- Given instruction: Wherever the word "React" appears in a line, copy that line.
--- START OF Dataset extract ---
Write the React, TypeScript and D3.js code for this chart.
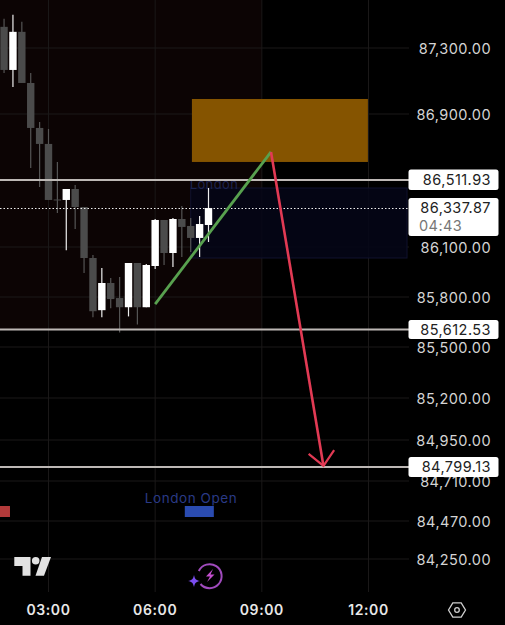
import React from "react";
import * as d3 from "d3";

const W = 505, H = 625;
const FONT = "Inter, 'Noto Sans', sans-serif";

// Price axis ticks and levels
const priceTicks = [87300, 86900, 86100, 85800, 85500, 85200, 84950, 84710, 84470, 84250];
const levelLines = [86511.93, 85612.53, 84799.13];
const lastPrice = 86337.87;
const countdown = "04:43";

// time axis in minutes since 00:00
const timeTicks = [180, 360, 540, 720];
const timeLabels = ["03:00", "06:00", "09:00", "12:00"];

// 15-minute candles
const candleStart = 105;
const candleStep = 15;
const opens = [87427, 87167, 87397, 87088, 86818, 86724, 86393, 86390, 86457, 86347, 86034, 85724, 85884, 85794, 85741, 86004, 85741, 85986, 86267, 86064, 86273, 86230, 86156, 86236];
const highs = [87476, 87500, 87458, 87148, 86853, 86812, 86618, 86457, 86481, 86347, 86052, 85974, 85914, 85920, 86004, 86004, 85998, 86273, 86267, 86279, 86353, 86279, 86291, 86463];
const lows = [87148, 87064, 87088, 86582, 86469, 86390, 86310, 86081, 86211, 85944, 85683, 85683, 85735, 85594, 85688, 85642, 85741, 85968, 85992, 85980, 86040, 86070, 86040, 86131];
const closes = [87167, 87397, 87088, 86818, 86724, 86390, 86393, 86457, 86347, 86034, 85718, 85884, 85788, 85741, 86004, 85741, 85992, 86267, 86064, 86273, 86224, 86156, 86242, 86341];

// Drawings
const orangeBoxTime = [422, 719];
const orangeBoxPrice = [86991, 86618];
const blueBoxTime = [420, 785];
const blueBoxPrice = [86463, 86034];
const greenTime = [360, 555.5];
const greenPrice = [85759, 86677];
const redTime = [555.5, 644];
const redPrice = [86677, 84805];
const arrowLeft = [619, 84872];
const arrowRight = [662, 84894];
const sessionEndTime = 540;
const londonMarkerTime = [410, 459];
const redMarkerTime = [90, 115];

const yDomain = [84250, 84470, 84710, 84799.13, 84950, 85200, 85500, 85612.53, 85800, 86100, 86337.87, 86511.93, 86900, 87300, 87600];
const yRange = [559, 521, 481, 467, 440, 398, 347, 329.5, 297, 247, 208.5, 180, 114, 48, -2];
const y = d3.scaleLinear().domain(yDomain).range(yRange);
const x = d3.scaleLinear().domain([180, 720]).range([48.5, 368.5]);

const fmt = d3.format(",.2f");
const GRID = "#1a1818";
const PLOT_R = 409;
const GRID_B = 592;
const FS = 14.5;
const LS = 0.45;

function PriceTag({ price, top, h }: { price: number; top: number; h: number }) {
  return (
    <g>
      <rect x={408.5} y={top} width={90} height={h} rx={2.5} fill="#fff" />
      <text x={491} y={top + h / 2 + 5.2} textAnchor="end" fontFamily={FONT} fontSize={FS} letterSpacing={LS} fill="#222">{fmt(price)}</text>
    </g>
  );
}

export default function App() {
  const bodyW = 7.4;
  const candles = opens.map((o, i) => ({ o, h: highs[i], l: lows[i], c: closes[i], t: candleStart + i * candleStep }));
  return (
    <svg width={W} height={H} viewBox={`0 0 ${W} ${H}`} style={{ position: "fixed", left: 0, top: 0, display: "block", background: "#000" }}>
      <rect x={0} y={0} width={W} height={H} fill="#000" />
      <rect x={0} y={0} width={x(sessionEndTime)} height={y(levelLines[1])} fill="#0c0404" />
      {timeTicks.map((t) => (
        <line key={t} x1={x(t)} x2={x(t)} y1={0} y2={GRID_B} stroke={GRID} strokeWidth={1} />
      ))}
      {priceTicks.map((p) => (
        <line key={p} x1={0} x2={PLOT_R} y1={y(p)} y2={y(p)} stroke={GRID} strokeWidth={1} />
      ))}
      <rect x={x(blueBoxTime[0])} y={y(blueBoxPrice[0])} width={x(blueBoxTime[1]) - x(blueBoxTime[0])} height={y(blueBoxPrice[1]) - y(blueBoxPrice[0])} fill="#050618" fillOpacity={0.85} stroke="#10122e" strokeWidth={1} />
      <text x={214} y={189} textAnchor="middle" fontFamily={FONT} fontSize={13} letterSpacing={0.4} fill="#1c2350">London</text>
      {candles.map((d) => {
        const up = d.c > d.o;
        const col = up ? "#fff" : "#4b4b4b";
        const top = y(Math.max(d.o, d.c));
        const bot = y(Math.min(d.o, d.c));
        return (
          <g key={d.t}>
            <line x1={x(d.t)} x2={x(d.t)} y1={y(d.h)} y2={y(d.l)} stroke={up ? "#eee" : "#555"} strokeWidth={1.2} />
            <rect x={x(d.t) - bodyW / 2} y={top} width={bodyW} height={Math.max(bot - top, 1)} fill={col} />
          </g>
        );
      })}
      <rect x={x(orangeBoxTime[0])} y={y(orangeBoxPrice[0])} width={x(orangeBoxTime[1]) - x(orangeBoxTime[0])} height={y(orangeBoxPrice[1]) - y(orangeBoxPrice[0])} fill="#855400" />
      {levelLines.map((p) => (
        <line key={p} x1={0} x2={PLOT_R} y1={y(p)} y2={y(p)} stroke="#bdb8b5" strokeWidth={2} />
      ))}
      <line x1={0} x2={PLOT_R} y1={y(lastPrice)} y2={y(lastPrice)} stroke="#eee" strokeWidth={1} strokeDasharray="1.5 2" />
      <line x1={x(greenTime[0])} y1={y(greenPrice[0])} x2={x(greenTime[1])} y2={y(greenPrice[1])} stroke="#58a14f" strokeWidth={2.8} />
      <line x1={x(redTime[0])} y1={y(redPrice[0])} x2={x(redTime[1])} y2={y(redPrice[1])} stroke="#e23a54" strokeWidth={2.6} />
      <path
        d={(d3.line()([[x(arrowLeft[0]), y(arrowLeft[1])], [x(redTime[1]), y(redPrice[1])], [x(arrowRight[0]), y(arrowRight[1])]]) as string)}
        fill="none" stroke="#e23a54" strokeWidth={2.2}
      />
      {priceTicks.map((p) => (
        <text key={p} x={491} y={y(p) + 5.5} textAnchor="end" fontFamily={FONT} fontSize={FS} letterSpacing={LS} fill="#d4d4d4">{fmt(p)}</text>
      ))}
      <PriceTag price={levelLines[0]} top={169.5} h={20.5} />
      <PriceTag price={levelLines[1]} top={320} h={19} />
      <PriceTag price={levelLines[2]} top={457} h={20} />
      <rect x={408.5} y={198} width={90} height={38} rx={2.5} fill="#fff" />
      <text x={491} y={212.5} textAnchor="end" fontFamily={FONT} fontSize={FS} letterSpacing={LS} fill="#222">{fmt(lastPrice)}</text>
      <text x={419} y={230.5} fontFamily={FONT} fontSize={FS} letterSpacing={LS} fill="#777">{countdown}</text>
      <text x={191} y={503} textAnchor="middle" fontFamily={FONT} fontSize={13.5} letterSpacing={0.55} fill="#2a3a86">London Open</text>
      <rect x={x(londonMarkerTime[0])} y={506} width={x(londonMarkerTime[1]) - x(londonMarkerTime[0])} height={11} fill="#2a4bb0" />
      <rect x={x(redMarkerTime[0])} y={506} width={x(redMarkerTime[1]) - x(redMarkerTime[0])} height={11} fill="#b23a3a" />
      {timeTicks.map((t, i) => (
        <text key={t} x={x(t)} y={615} textAnchor="middle" fontFamily={FONT} fontSize={14} fontWeight={600} letterSpacing={0.6} fill="#e8e8e8">{timeLabels[i]}</text>
      ))}
      {/* TradingView logo */}
      <g fill="#e2e2e2">
        <path d="M14.300 557H30.500V575.700H22.500V566H14.300Z" />
        <circle cx={35.7} cy={560.8} r={3.8} />
        <path d="M42 557H51L44 575.700H35.500Z" />
      </g>
      {/* spark icon */}
      <path d="M198.800 571A12 12 0 1 1 200.500 584" fill="none" stroke="#a04bbd" strokeWidth={2} />
      <path d="M213 569l-7 7.500h4l-3 5.500 7.500-7.500h-4z" fill="#c54fd0" />
      <path d="M194 575c.8 4 2 5.200 6 6-4 .8-5.200 2-6 6-.8-4-2-5.200-6-6 4-.8 5.200-2 6-6z" fill="#7b4df0" />
      {/* settings hexagon */}
      <path d="M448.500 610l4.300-7.200h8.400l4.300 7.200-4.300 7.200h-8.400z" fill="none" stroke="#cfcfcf" strokeWidth={1.3} />
      <circle cx={457} cy={610} r={2.300} fill="none" stroke="#cfcfcf" strokeWidth={1.3} />
    </svg>
  );
}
--- END OF Dataset extract ---
- Exercise output:
Write the React, TypeScript and D3.js code for this chart.
import React from "react";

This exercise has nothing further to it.